▶ [INPUT ROWS]:
***
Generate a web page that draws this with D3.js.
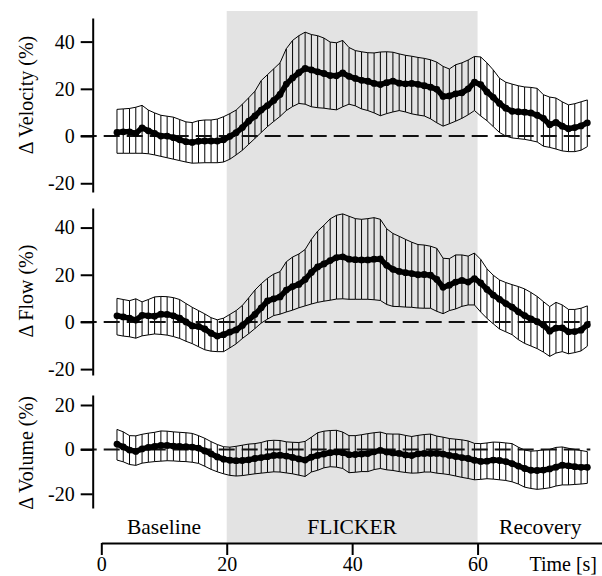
***
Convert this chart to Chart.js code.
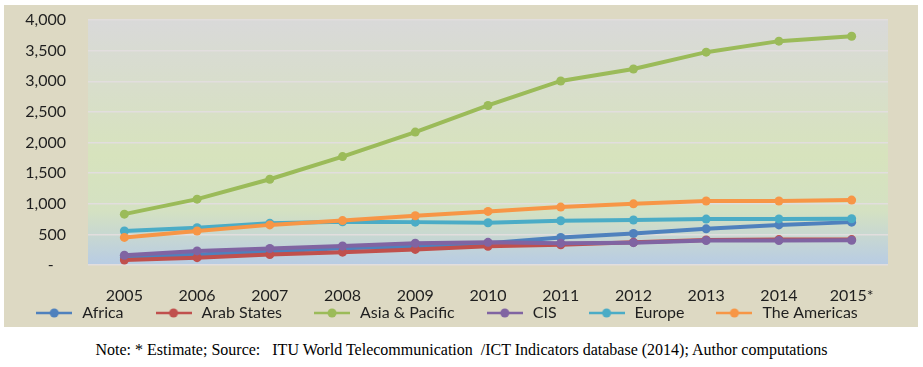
***
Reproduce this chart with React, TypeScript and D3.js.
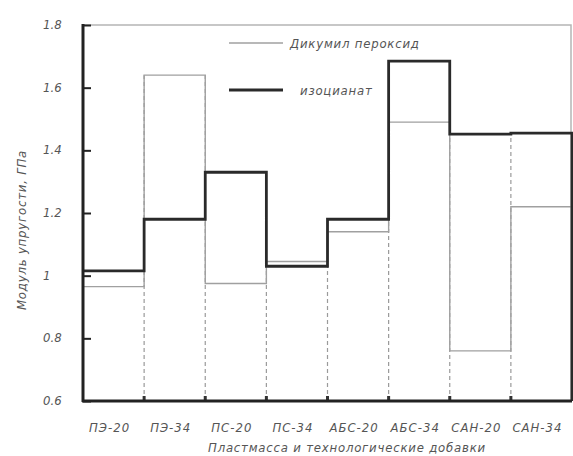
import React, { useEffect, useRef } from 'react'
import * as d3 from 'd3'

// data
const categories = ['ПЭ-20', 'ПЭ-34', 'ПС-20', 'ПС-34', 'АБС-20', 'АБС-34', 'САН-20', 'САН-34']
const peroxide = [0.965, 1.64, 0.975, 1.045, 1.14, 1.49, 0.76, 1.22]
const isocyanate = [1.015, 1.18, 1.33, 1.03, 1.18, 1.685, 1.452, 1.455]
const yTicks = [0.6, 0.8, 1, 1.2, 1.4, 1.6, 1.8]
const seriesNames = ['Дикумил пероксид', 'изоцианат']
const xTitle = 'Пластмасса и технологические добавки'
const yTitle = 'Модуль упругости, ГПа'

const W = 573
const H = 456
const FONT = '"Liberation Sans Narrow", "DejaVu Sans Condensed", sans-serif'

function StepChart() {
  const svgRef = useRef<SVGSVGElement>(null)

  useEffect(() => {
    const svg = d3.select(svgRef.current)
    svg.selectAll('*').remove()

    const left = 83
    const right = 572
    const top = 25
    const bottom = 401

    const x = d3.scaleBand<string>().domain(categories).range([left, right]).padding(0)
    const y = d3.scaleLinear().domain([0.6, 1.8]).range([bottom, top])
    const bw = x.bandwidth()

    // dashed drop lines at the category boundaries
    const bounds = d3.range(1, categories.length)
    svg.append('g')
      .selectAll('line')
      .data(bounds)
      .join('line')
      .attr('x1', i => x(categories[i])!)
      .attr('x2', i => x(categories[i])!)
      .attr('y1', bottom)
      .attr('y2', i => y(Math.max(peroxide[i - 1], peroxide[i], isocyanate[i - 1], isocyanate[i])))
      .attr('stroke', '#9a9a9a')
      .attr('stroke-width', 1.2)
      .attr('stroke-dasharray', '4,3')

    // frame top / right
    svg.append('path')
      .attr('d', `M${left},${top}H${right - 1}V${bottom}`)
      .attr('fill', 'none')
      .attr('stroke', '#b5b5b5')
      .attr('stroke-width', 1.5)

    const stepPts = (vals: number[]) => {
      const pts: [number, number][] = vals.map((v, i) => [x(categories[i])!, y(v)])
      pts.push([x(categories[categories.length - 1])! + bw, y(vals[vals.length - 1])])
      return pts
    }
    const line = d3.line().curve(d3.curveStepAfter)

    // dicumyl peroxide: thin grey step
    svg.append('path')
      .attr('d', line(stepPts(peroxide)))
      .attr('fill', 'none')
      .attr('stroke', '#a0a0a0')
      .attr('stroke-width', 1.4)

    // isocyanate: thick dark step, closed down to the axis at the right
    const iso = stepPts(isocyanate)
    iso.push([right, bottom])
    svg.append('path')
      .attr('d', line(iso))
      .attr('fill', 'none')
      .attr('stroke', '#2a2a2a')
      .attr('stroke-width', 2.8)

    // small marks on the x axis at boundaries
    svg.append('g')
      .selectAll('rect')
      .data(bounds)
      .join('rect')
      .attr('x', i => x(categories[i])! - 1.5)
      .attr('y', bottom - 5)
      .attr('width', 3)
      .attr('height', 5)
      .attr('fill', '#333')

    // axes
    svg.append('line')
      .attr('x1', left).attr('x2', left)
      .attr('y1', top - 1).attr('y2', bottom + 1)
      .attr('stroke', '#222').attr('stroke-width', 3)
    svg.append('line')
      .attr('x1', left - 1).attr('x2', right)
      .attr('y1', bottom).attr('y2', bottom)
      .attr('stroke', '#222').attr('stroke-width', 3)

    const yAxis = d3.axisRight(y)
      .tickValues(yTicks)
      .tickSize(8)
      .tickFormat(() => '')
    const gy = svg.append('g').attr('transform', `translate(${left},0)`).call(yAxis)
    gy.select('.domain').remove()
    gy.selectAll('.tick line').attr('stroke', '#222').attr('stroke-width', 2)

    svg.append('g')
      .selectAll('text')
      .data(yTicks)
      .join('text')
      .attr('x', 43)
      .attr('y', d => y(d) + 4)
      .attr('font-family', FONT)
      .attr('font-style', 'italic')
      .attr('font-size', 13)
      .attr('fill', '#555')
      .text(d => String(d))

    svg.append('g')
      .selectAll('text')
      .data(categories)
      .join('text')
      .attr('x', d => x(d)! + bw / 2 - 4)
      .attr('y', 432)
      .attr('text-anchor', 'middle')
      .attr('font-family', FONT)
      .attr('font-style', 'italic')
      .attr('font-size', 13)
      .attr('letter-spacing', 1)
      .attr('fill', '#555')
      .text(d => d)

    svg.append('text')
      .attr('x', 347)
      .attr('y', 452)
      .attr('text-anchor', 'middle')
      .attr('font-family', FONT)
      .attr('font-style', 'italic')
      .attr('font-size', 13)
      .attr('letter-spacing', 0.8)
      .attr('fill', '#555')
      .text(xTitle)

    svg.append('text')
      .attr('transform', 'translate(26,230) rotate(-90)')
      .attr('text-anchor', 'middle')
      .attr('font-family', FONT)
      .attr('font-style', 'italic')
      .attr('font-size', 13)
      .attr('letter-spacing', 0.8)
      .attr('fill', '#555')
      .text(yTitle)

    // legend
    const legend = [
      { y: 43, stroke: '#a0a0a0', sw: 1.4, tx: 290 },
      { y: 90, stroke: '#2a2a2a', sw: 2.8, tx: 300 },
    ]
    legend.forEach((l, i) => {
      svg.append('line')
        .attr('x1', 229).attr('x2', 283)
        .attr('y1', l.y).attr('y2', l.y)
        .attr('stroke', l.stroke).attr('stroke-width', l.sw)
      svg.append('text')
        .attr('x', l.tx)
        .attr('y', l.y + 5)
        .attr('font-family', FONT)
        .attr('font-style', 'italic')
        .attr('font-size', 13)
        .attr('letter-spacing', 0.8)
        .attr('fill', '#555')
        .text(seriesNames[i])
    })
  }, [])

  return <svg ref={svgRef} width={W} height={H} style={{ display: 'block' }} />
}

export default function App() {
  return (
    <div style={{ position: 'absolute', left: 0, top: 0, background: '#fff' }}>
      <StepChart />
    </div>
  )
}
***
▶ [WHAT YOU NEED TO DO]: Of all the lines in the entries, how many contain the word "this"? Give only the number.

▶ [EXPECTED ANSWER]: 3